• Stated problem:
Omit all pictures and give the records below again exactly as written.

• Record excerpts:
☆ ☆ ☆

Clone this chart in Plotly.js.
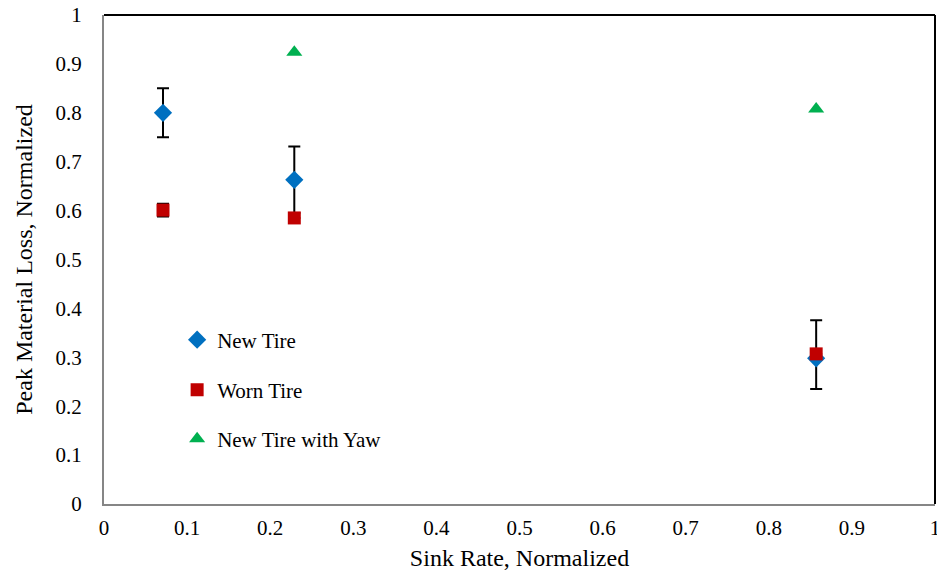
<!DOCTYPE html>
<html>
<head>
<meta charset="utf-8">
<script src="https://cdn.plot.ly/plotly-3.0.1.min.js"></script>
<style>html,body{margin:0;padding:0;background:#fff;}#chart{width:937px;height:575px;}</style>
</head>
<body>
<div id="chart"></div>
<script>
// Data
const sinkRate = [0.071, 0.229, 0.857];
const newTire = [0.800, 0.663, 0.298];
const newTireErrPlus = [0.050, 0.068, 0.078];
const newTireErrMinus = [0.050, 0.068, 0.063];
const wornTire = [0.601, 0.585, 0.307];
const wornTireErr = [0.013, 0, 0];
const yawX = [0.229, 0.857];
const newTireYaw = [0.924, 0.808];
const seriesNames = ['New Tire', 'Worn Tire', 'New Tire with Yaw'];

const font = "'Liberation Serif', 'Times New Roman', serif";

const traces = [
  {
    x: sinkRate, y: newTire, name: seriesNames[0], type: 'scatter', mode: 'markers',
    marker: {symbol: 'diamond', size: 14, color: '#0070C0'},
    error_y: {type: 'data', symmetric: false, array: newTireErrPlus, arrayminus: newTireErrMinus,
              color: '#000', thickness: 2, width: 6},
    legend: 'legend'
  },
  {
    x: sinkRate, y: wornTire, name: seriesNames[1], type: 'scatter', mode: 'markers',
    marker: {symbol: 'square', size: 13, color: '#C00000'},
    error_y: {type: 'data', array: wornTireErr, color: '#000', thickness: 2, width: 6},
    legend: 'legend2'
  },
  {
    x: yawX, y: newTireYaw, name: seriesNames[2], type: 'scatter', mode: 'markers',
    marker: {symbol: 'triangle-up', size: 14, color: '#00B050'},
    legend: 'legend3'
  }
];

const legendBase = {
  font: {family: font, size: 21, color: '#000'},
  bgcolor: 'rgba(0,0,0,0)', borderwidth: 0,
  xanchor: 'left', yanchor: 'middle', itemwidth: 30, x: 0.088
};

const layout = {
  width: 937, height: 575,
  margin: {l: 104, r: 2, t: 15, b: 71},
  paper_bgcolor: '#fff', plot_bgcolor: '#fff',
  font: {family: font, size: 21, color: '#000'},
  showlegend: true,
  legend: Object.assign({}, legendBase, {y: (504 - 340) / 489}),
  legend2: Object.assign({}, legendBase, {y: (504 - 390) / 489}),
  legend3: Object.assign({}, legendBase, {y: (504 - 439) / 489}),
  xaxis: {
    range: [0, 1], dtick: 0.1, tick0: 0, showgrid: false, zeroline: false,
    showline: true, linecolor: '#868686', linewidth: 2, ticks: '',
    tickfont: {family: font, size: 21, color: '#000'},
    ticklabelstandoff: 4, ticklabeloverflow: 'allow',
    title: {text: 'Sink Rate, Normalized', font: {family: font, size: 24, color: '#000'}, standoff: 10}
  },
  yaxis: {
    range: [0, 1], dtick: 0.1, tick0: 0, showgrid: false, zeroline: false,
    showline: true, linecolor: '#868686', linewidth: 2, ticks: '',
    tickfont: {family: font, size: 21, color: '#000'},
    ticklabelstandoff: 16, ticklabeloverflow: 'allow',
    title: {text: 'Peak Material Loss, Normalized', font: {family: font, size: 24, color: '#000'}, standoff: 16}
  },
  shapes: [
    {type: 'line', xref: 'paper', yref: 'paper', x0: 0, x1: 1, y0: 1, y1: 1, line: {color: '#000', width: 2}},
    {type: 'line', xref: 'paper', yref: 'paper', x0: 1, x1: 1, y0: 0, y1: 1, line: {color: '#000', width: 2}}
  ]
};

Plotly.newPlot('chart', traces, layout, {displayModeBar: false, staticPlot: true});
</script>
</body>
</html>
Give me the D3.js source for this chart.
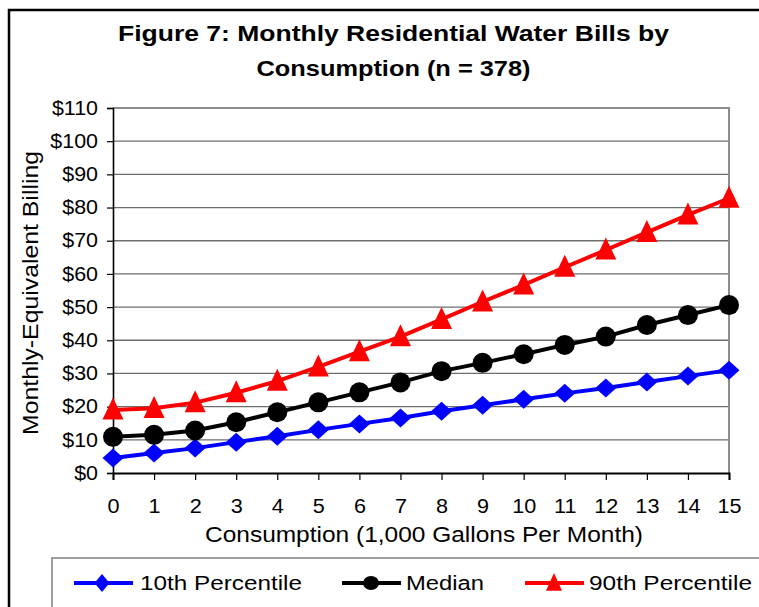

☆ ☆ ☆

• Task answer:
Clone this chart in Plotly.js.
<!DOCTYPE html>
<html>
<head>
<meta charset="utf-8">
<script src="https://cdn.plot.ly/plotly-3.0.1.min.js"></script>
<style>html,body{margin:0;padding:0;background:#fff;}#chart{width:937px;height:575px;}</style>
</head>
<body>
<div id="chart"></div>
<script>
// Data
const sinkRate = [0.071, 0.229, 0.857];
const newTire = [0.800, 0.663, 0.298];
const newTireErrPlus = [0.050, 0.068, 0.078];
const newTireErrMinus = [0.050, 0.068, 0.063];
const wornTire = [0.601, 0.585, 0.307];
const wornTireErr = [0.013, 0, 0];
const yawX = [0.229, 0.857];
const newTireYaw = [0.924, 0.808];
const seriesNames = ['New Tire', 'Worn Tire', 'New Tire with Yaw'];

const font = "'Liberation Serif', 'Times New Roman', serif";

const traces = [
  {
    x: sinkRate, y: newTire, name: seriesNames[0], type: 'scatter', mode: 'markers',
    marker: {symbol: 'diamond', size: 14, color: '#0070C0'},
    error_y: {type: 'data', symmetric: false, array: newTireErrPlus, arrayminus: newTireErrMinus,
              color: '#000', thickness: 2, width: 6},
    legend: 'legend'
  },
  {
    x: sinkRate, y: wornTire, name: seriesNames[1], type: 'scatter', mode: 'markers',
    marker: {symbol: 'square', size: 13, color: '#C00000'},
    error_y: {type: 'data', array: wornTireErr, color: '#000', thickness: 2, width: 6},
    legend: 'legend2'
  },
  {
    x: yawX, y: newTireYaw, name: seriesNames[2], type: 'scatter', mode: 'markers',
    marker: {symbol: 'triangle-up', size: 14, color: '#00B050'},
    legend: 'legend3'
  }
];

const legendBase = {
  font: {family: font, size: 21, color: '#000'},
  bgcolor: 'rgba(0,0,0,0)', borderwidth: 0,
  xanchor: 'left', yanchor: 'middle', itemwidth: 30, x: 0.088
};

const layout = {
  width: 937, height: 575,
  margin: {l: 104, r: 2, t: 15, b: 71},
  paper_bgcolor: '#fff', plot_bgcolor: '#fff',
  font: {family: font, size: 21, color: '#000'},
  showlegend: true,
  legend: Object.assign({}, legendBase, {y: (504 - 340) / 489}),
  legend2: Object.assign({}, legendBase, {y: (504 - 390) / 489}),
  legend3: Object.assign({}, legendBase, {y: (504 - 439) / 489}),
  xaxis: {
    range: [0, 1], dtick: 0.1, tick0: 0, showgrid: false, zeroline: false,
    showline: true, linecolor: '#868686', linewidth: 2, ticks: '',
    tickfont: {family: font, size: 21, color: '#000'},
    ticklabelstandoff: 4, ticklabeloverflow: 'allow',
    title: {text: 'Sink Rate, Normalized', font: {family: font, size: 24, color: '#000'}, standoff: 10}
  },
  yaxis: {
    range: [0, 1], dtick: 0.1, tick0: 0, showgrid: false, zeroline: false,
    showline: true, linecolor: '#868686', linewidth: 2, ticks: '',
    tickfont: {family: font, size: 21, color: '#000'},
    ticklabelstandoff: 16, ticklabeloverflow: 'allow',
    title: {text: 'Peak Material Loss, Normalized', font: {family: font, size: 24, color: '#000'}, standoff: 16}
  },
  shapes: [
    {type: 'line', xref: 'paper', yref: 'paper', x0: 0, x1: 1, y0: 1, y1: 1, line: {color: '#000', width: 2}},
    {type: 'line', xref: 'paper', yref: 'paper', x0: 1, x1: 1, y0: 0, y1: 1, line: {color: '#000', width: 2}}
  ]
};

Plotly.newPlot('chart', traces, layout, {displayModeBar: false, staticPlot: true});
</script>
</body>
</html>
Give me the D3.js source for this chart.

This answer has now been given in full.